We’re on a mission; perfect the ABR Suzuki V-Strom 650’s road touring credentials and beef up its off-road ability. This issue Alun Davies fits a GIVI RP3101 bash plate.

During the spring of 2014, I fitted an after-market Givi Airflow screen to the ABR V-Strom 650 in preparation for a couple of summer tours. This was followed up with a review in ABR (issue 23) where it must have been pretty damn obvious that I was displaying a level of affection for the Airflow which was bordering on unhealthy.

For a lump of metal, it’s pretty nice to look at

What’s to like?
• Competitively priced
• Looks the part
• Great protection from loose debris

What’s not to like?
• Not as robust as competition

Six months on and I’m happy to report that the love-in between that slab of clear plastic and yours truly has deepened into one of the most satisfying relationships known to man and I can confirm that the Givi Airflow is the most effective and easy to adjust after-market screen I’ve ever used.

Anyway, having got to the point where mounting anything thicker than a twig or tackling small rock steps were making me feel vulnerable on the V-Strom 650 the decision was made to fit a skid plate to protect the exposed oil filter, header pipe and sump.

After a bit of research, I chose the Givi RP3101 Aluminium Oil Carter Protector. With prices ranging from £139 to quite a lot less it’s competitively priced and it looks the part. However when compared to the Touratech bash plate mounted on my 660 Ténéré there’s little doubting that it’s not the most robust piece of kit on the market.

The plate is made out of 3mm brushed aluminium and held together with rivets which protrude so they are a little exposed when grinding over those high rock steps. In reality, I’d go out of my way to avoid the sort of obstacle where I’d be sliding the V-Strom on its undercarriage, as I’m sure most other owners would, but as a plate that’ll protect the bike from loose stones and other flying debris, it’s good enough for me.

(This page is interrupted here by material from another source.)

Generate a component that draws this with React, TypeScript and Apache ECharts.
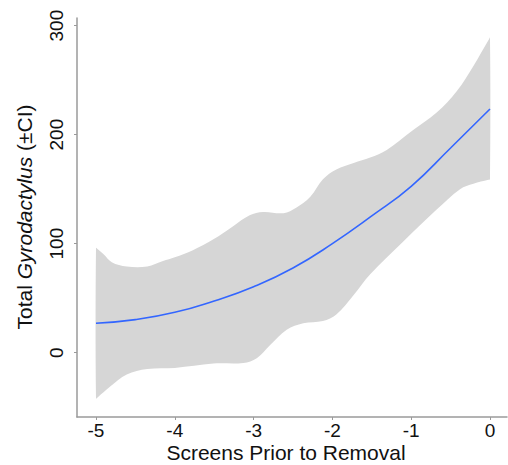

Step 1 Old plate Step 2 No plate Step 3 New plate
1. The stock engine guard 2. Parts worth protecting 3. GIVI RP3101 bash plate

The Givi comes with steel mountings and everything needed to fix it to the bike and even with my history of suffering panic attacks on sight of a Meccano set the job of securing the plate to the Strom was a simple, if a little fiddly, a process taking about 30 or so minutes.

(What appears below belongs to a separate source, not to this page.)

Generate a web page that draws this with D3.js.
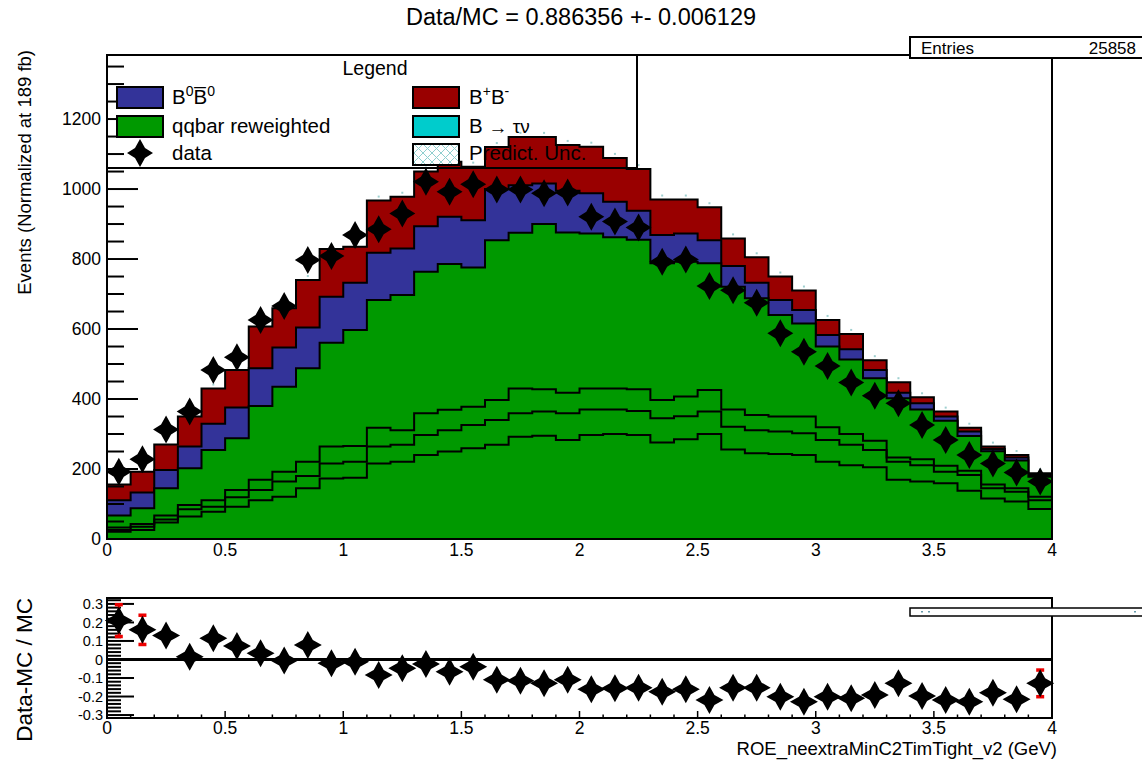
<!DOCTYPE html>
<html><head><meta charset="utf-8">
<script src="https://cdn.jsdelivr.net/npm/d3@7"></script>
<style>
body{margin:0;background:#fff}
text{font-family:"Liberation Sans",Arial,Helvetica,sans-serif;fill:#000}
</style>
</head><body>
<svg id="chart" width="1142" height="760"></svg>
<script>
// ---------------- data ----------------
const xMin = 0, xMax = 4, nBins = 40;
const qqbar = [67,88,145,202,254,288,380,435,488,561,597,683,697,764,786,776,854,875,900,876,
               873,862,855,788,792,788,721,688,640,616,550,513,459,402,370,338,294,251,224,178];
const b0b0  = [44,45,52,62,75,88,108,112,116,131,135,135,133,130,135,135,146,136,116,119,
               115,102,83,81,81,66,59,44,43,38,33,29,24,16,18,12,13,6,9,5];
const bpbm  = [45,59,73,86,101,107,119,112,136,137,103,149,148,156,157,153,120,138,133,131,
               133,125,119,101,97,94,79,73,67,56,43,44,28,30,17,14,11,7,7,5];
const dataVals = [192,228,313,364,483,519,626,666,797,809,869,885,930,1021,992,1014,999,999,988,990,
                  921,907,890,792,799,723,711,675,588,535,494,447,409,388,326,283,240,216,190,164];
const lineA = [33,43,67,97,111,140,169,192,221,264,266,318,311,359,369,378,397,430,428,418,
               430,430,428,397,407,426,370,354,350,350,319,300,281,233,228,209,195,156,145,121];
const lineB = [26,35,56,85,92,119,140,164,180,216,221,264,269,297,311,326,340,359,364,359,
               370,370,366,345,351,364,321,311,307,302,283,269,254,221,211,192,183,145,135,111];
const lineC = [21,26,47,64,78,92,111,121,145,173,175,216,221,240,250,259,269,292,295,283,
               297,300,297,276,285,300,256,245,243,240,221,211,205,169,164,159,138,116,107,86];
const ratioVals = [0.21,0.16,0.13,0.015,0.115,0.073,0.033,-0.006,0.078,-0.02,-0.012,-0.084,-0.048,-0.024,-0.066,-0.039,-0.11,-0.115,-0.129,-0.11,
                   -0.161,-0.156,-0.152,-0.174,-0.161,-0.219,-0.152,-0.152,-0.201,-0.228,-0.201,-0.21,-0.192,-0.129,-0.197,-0.219,-0.228,-0.179,-0.215,-0.129];
// only the visibly larger (red) error bars
const ratioErr = [0.086,0.079,0,0,0,0,0,0,0,0,0,0,0,0,0,0,0,0,0,0,
                  0,0,0,0,0,0,0,0,0,0,0,0,0,0,0,0,0,0,0,0.072];
const mainYTicks = [0,200,400,600,800,1000,1200];
const xTicks = [0,0.5,1,1.5,2,2.5,3,3.5,4];
const xTickLabels = ["0","0.5","1","1.5","2","2.5","3","3.5","4"];
const ratioTicks = [-0.3,-0.2,-0.1,0,0.1,0.2,0.3];
const ratioTickLabels = ["-0.3","-0.2","-0.1","0","0.1","0.2","0.3"];
const titleText = "Data/MC = 0.886356 +- 0.006129";
const statsLabel = "Entries", statsValue = "25858";
const xTitle = "ROE_neextraMinC2TimTight_v2 (GeV)";
const yTitleMain = "Events (Normalized at 189 fb)";
const yTitleRatio = "Data-MC / MC";

const colRed = "#990000", colBlue = "#333399", colGreen = "#009900", colCyan = "#00cccc";

// ---------------- setup ----------------
const svg = d3.select("#chart");
const binW = (xMax - xMin) / nBins;
const edges = d3.range(nBins + 1).map(i => xMin + i * binW);
const centers = d3.range(nBins).map(i => xMin + (i + 0.5) * binW);

const x = d3.scaleLinear().domain([xMin, xMax]).range([107, 1052]);
const y = d3.scaleLinear().domain([0, 1383]).range([539, 55]);
const yr = d3.scaleLinear().domain([-0.316, 0.332]).range([718, 598]);

const defs = svg.append("defs");
const hp = defs.append("pattern").attr("id","hatch").attr("patternUnits","userSpaceOnUse")
  .attr("width",9).attr("height",9);
hp.append("rect").attr("width",9).attr("height",9).attr("fill","#fff");
hp.append("path").attr("d","M0,0L9,9M9,0L0,9").attr("stroke","#8fcfcf").attr("stroke-width",1);
defs.append("clipPath").attr("id","mainclip").append("rect").attr("x",107).attr("y",55).attr("width",945).attr("height",484);

function starPath(w, h, a) {
  return `M0,${-h}L${a},${-a}L${w},0L${a},${a}L0,${h}L${-a},${a}L${-w},0L${-a},${-a}Z`;
}
const STAR = starPath(13, 14, 5);

// ---------------- stack ----------------
const table = d3.range(nBins).map(i => ({qqbar: qqbar[i], b0b0: b0b0[i], bpbm: bpbm[i]}));
const stacked = d3.stack().keys(["qqbar","b0b0","bpbm"])(table);
const layerColors = {qqbar: colGreen, b0b0: colBlue, bpbm: colRed};

function stepPts(vals) {
  const pts = [[xMin, 0]];
  vals.forEach((v, i) => pts.push([edges[i], v]));
  pts.push([xMax, vals[vals.length - 1]]);
  pts.push([xMax, 0]);
  return pts;
}
const stepLine = d3.line().x(d => x(d[0])).y(d => y(d[1])).curve(d3.curveStepAfter);

const gMain = svg.append("g").attr("clip-path","url(#mainclip)");
[...stacked].reverse().forEach(layer => {
  const tops = layer.map(d => d[1]);
  const pts = stepPts(tops);
  gMain.append("path").attr("d", stepLine(pts) + "Z")
    .attr("fill", layerColors[layer.key]).attr("stroke","#000").attr("stroke-width",2)
    .attr("stroke-linejoin","miter");
});

// component lines
[lineA, lineB, lineC].forEach(arr => {
  const pts = arr.map((v, i) => [edges[i], v]);
  pts.push([xMax, arr[arr.length - 1]]);
  gMain.append("path").attr("d", stepLine(pts)).attr("fill","none")
    .attr("stroke","#000").attr("stroke-width",2);
});

// tiny uncertainty markers on stack tops
const totals = stacked[2].map(d => d[1]);
gMain.selectAll("rect.unc").data(centers).join("rect").attr("class","unc")
  .attr("x", (c) => x(c) - 1).attr("y", (c, i) => y(totals[i]) - 5)
  .attr("width", 2).attr("height", 2).attr("fill", "#9fd0d0");

// data stars
gMain.selectAll("path.data").data(centers).join("path").attr("class","data")
  .attr("transform", (c, i) => `translate(${x(c)},${y(dataVals[i])})`)
  .attr("d", STAR).attr("fill","#000");

// ---------------- main frame & axes ----------------
svg.append("rect").attr("x",107).attr("y",55).attr("width",945).attr("height",484)
  .attr("fill","none").attr("stroke","#000").attr("stroke-width",2);

const yMinor = d3.range(0, 1383, 50);
svg.selectAll("line.ymin").data(yMinor).join("line").attr("class","ymin")
  .attr("x1",107).attr("x2", d => d % 200 === 0 ? 138 : 124)
  .attr("y1", d => y(d)).attr("y2", d => y(d)).attr("stroke","#000").attr("stroke-width",2);

svg.selectAll("text.ylab").data(mainYTicks).join("text").attr("class","ylab")
  .attr("x",101).attr("y", d => y(d)).attr("dy","0.36em").attr("text-anchor","end")
  .attr("font-size",17.5).text(d => d);

svg.selectAll("text.xlab").data(xTicks).join("text").attr("class","xlab")
  .attr("x", d => x(d)).attr("y",556).attr("text-anchor","middle")
  .attr("font-size",17.5).text((d, i) => xTickLabels[i]);

svg.append("text").attr("transform","translate(31,50) rotate(-90)")
  .attr("text-anchor","end").attr("font-size",18.5).text(yTitleMain);

// title
svg.append("text").attr("x",581).attr("y",25).attr("text-anchor","middle")
  .attr("font-size",23.5).text(titleText);

// stats box
svg.append("rect").attr("x",910).attr("y",37).attr("width",250).attr("height",21)
  .attr("fill","#fff").attr("stroke","#000").attr("stroke-width",2);
svg.append("text").attr("x",921).attr("y",53.5).attr("font-size",17).text(statsLabel);
svg.append("text").attr("x",1136).attr("y",53.5).attr("text-anchor","end").attr("font-size",17).text(statsValue);

// ---------------- legend ----------------
const lg = svg.append("g");
lg.append("rect").attr("x",107).attr("y",55).attr("width",530).attr("height",113)
  .attr("fill","none").attr("stroke","#000").attr("stroke-width",2);
lg.append("text").attr("x",375).attr("y",75).attr("text-anchor","middle").attr("font-size",19.5).text("Legend");
function legBox(xx, yy, fill) {
  lg.append("rect").attr("x",xx).attr("y",yy).attr("width",46).attr("height",21)
    .attr("fill",fill).attr("stroke","#000").attr("stroke-width",2);
}
legBox(117, 87, colBlue);
legBox(117, 116, colGreen);
legBox(413, 87, colRed);
legBox(413, 116, colCyan);
legBox(413, 144, "url(#hatch)");
lg.append("path").attr("transform","translate(140,153)").attr("d", STAR).attr("fill","#000");

const fs = 20.5;
const t1 = lg.append("text").attr("x",172).attr("y",104).attr("font-size",fs);
t1.append("tspan").text("B");
t1.append("tspan").attr("font-size",14).attr("dy",-8).text("0");
t1.append("tspan").attr("dy",8).text("B\u0305");
t1.append("tspan").attr("font-size",14).attr("dy",-8).text("0");
lg.append("text").attr("x",172).attr("y",133).attr("font-size",fs).text("qqbar reweighted");
lg.append("text").attr("x",172).attr("y",160).attr("font-size",fs).text("data");
const t2 = lg.append("text").attr("x",469).attr("y",104).attr("font-size",fs);
t2.append("tspan").text("B");
t2.append("tspan").attr("font-size",14).attr("dy",-8).text("+");
t2.append("tspan").attr("dy",8).text("B");
t2.append("tspan").attr("font-size",14).attr("dy",-8).text("-");
const t3 = lg.append("text").attr("x",469).attr("y",133).attr("font-size",fs);
t3.append("tspan").text("B ");
t3.append("tspan").attr("font-size",19).attr("dy",1).text("\u2192 ");
t3.append("tspan").attr("font-size",19).attr("dy",-1).text("\u03c4\u03bd");
lg.append("text").attr("x",469).attr("y",160).attr("font-size",fs).text("Predict. Unc.");

// ---------------- ratio panel ----------------
svg.append("rect").attr("x",107).attr("y",598).attr("width",945).attr("height",120)
  .attr("fill","none").attr("stroke","#000").attr("stroke-width",2);

// y ticks
const rMinor = d3.range(-30, 34, 2).map(v => v / 100);
svg.selectAll("line.rmin").data(rMinor).join("line").attr("class","rmin")
  .attr("x1",107).attr("x2", d => Math.abs(Math.round(d*100)) % 10 === 0 ? 134 : 121)
  .attr("y1", d => yr(d)).attr("y2", d => yr(d)).attr("stroke","#000").attr("stroke-width",2);
svg.selectAll("text.rlab").data(ratioTicks).join("text").attr("class","rlab")
  .attr("x",103).attr("y", d => yr(d)).attr("dy","0.36em").attr("text-anchor","end")
  .attr("font-size",14.5).text((d, i) => ratioTickLabels[i]);

// x ticks
const xMinorR = d3.range(0, 41).map(i => i / 10);
svg.selectAll("line.xr").data(xMinorR).join("line").attr("class","xr")
  .attr("x1", d => x(d)).attr("x2", d => x(d)).attr("y1",718)
  .attr("y2", (d, i) => i % 5 === 0 ? 711 : 714.5).attr("stroke","#000").attr("stroke-width",1.5);
svg.selectAll("text.xrl").data(xTicks).join("text").attr("class","xrl")
  .attr("x", d => x(d)).attr("y",734).attr("text-anchor","middle")
  .attr("font-size",17.5).text((d, i) => xTickLabels[i]);

// zero line
svg.append("line").attr("x1",107).attr("x2",1052).attr("y1",yr(0)).attr("y2",yr(0))
  .attr("stroke","#000").attr("stroke-width",3);

// error bars (red)
centers.forEach((c, i) => {
  const e = ratioErr[i];
  if (!e) return;
  const cx = x(c), lo = yr(ratioVals[i] - e), hi = yr(ratioVals[i] + e);
  svg.append("line").attr("x1",cx).attr("x2",cx).attr("y1",lo).attr("y2",hi).attr("stroke","#e00").attr("stroke-width",2);
  [lo, hi].forEach(yy => svg.append("line").attr("x1",cx-4).attr("x2",cx+4).attr("y1",yy).attr("y2",yy)
     .attr("stroke","#e00").attr("stroke-width",3.5));
});

svg.selectAll("path.rdata").data(centers).join("path").attr("class","rdata")
  .attr("transform", (c, i) => `translate(${x(c)},${yr(ratioVals[i])})`)
  .attr("d", starPath(14, 14, 5)).attr("fill","#000");

// collapsed stats box in ratio pad
svg.append("rect").attr("x",910).attr("y",608).attr("width",250).attr("height",8)
  .attr("fill","#fff").attr("stroke","#000").attr("stroke-width",1.5);
[921, 928, 1134].forEach(px => svg.append("rect").attr("x",px).attr("y",611).attr("width",2).attr("height",1.5).attr("fill","#69a"));

svg.append("text").attr("transform","translate(32,598) rotate(-90)")
  .attr("text-anchor","end").attr("font-size",22.5).text(yTitleRatio);
svg.append("text").attr("x",1057).attr("y",755).attr("text-anchor","end")
  .attr("font-size",18.5).text(xTitle);
</script>
</body></html>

When secured the plate totally protects the vulnerable oil filter and header pipes and wraps neatly around the sump. It certainly adds to the visual appeal of the bike, though it would make an oil change more time-consuming.

On a test ride down a local trail, I was surprised at the number of ‘pings’ I heard as stones bounced off the new aluminium guard as it protected the bike, and protection is a feature the original plastic panel was very light on. All in all, a nice piece of kit that does the job I want.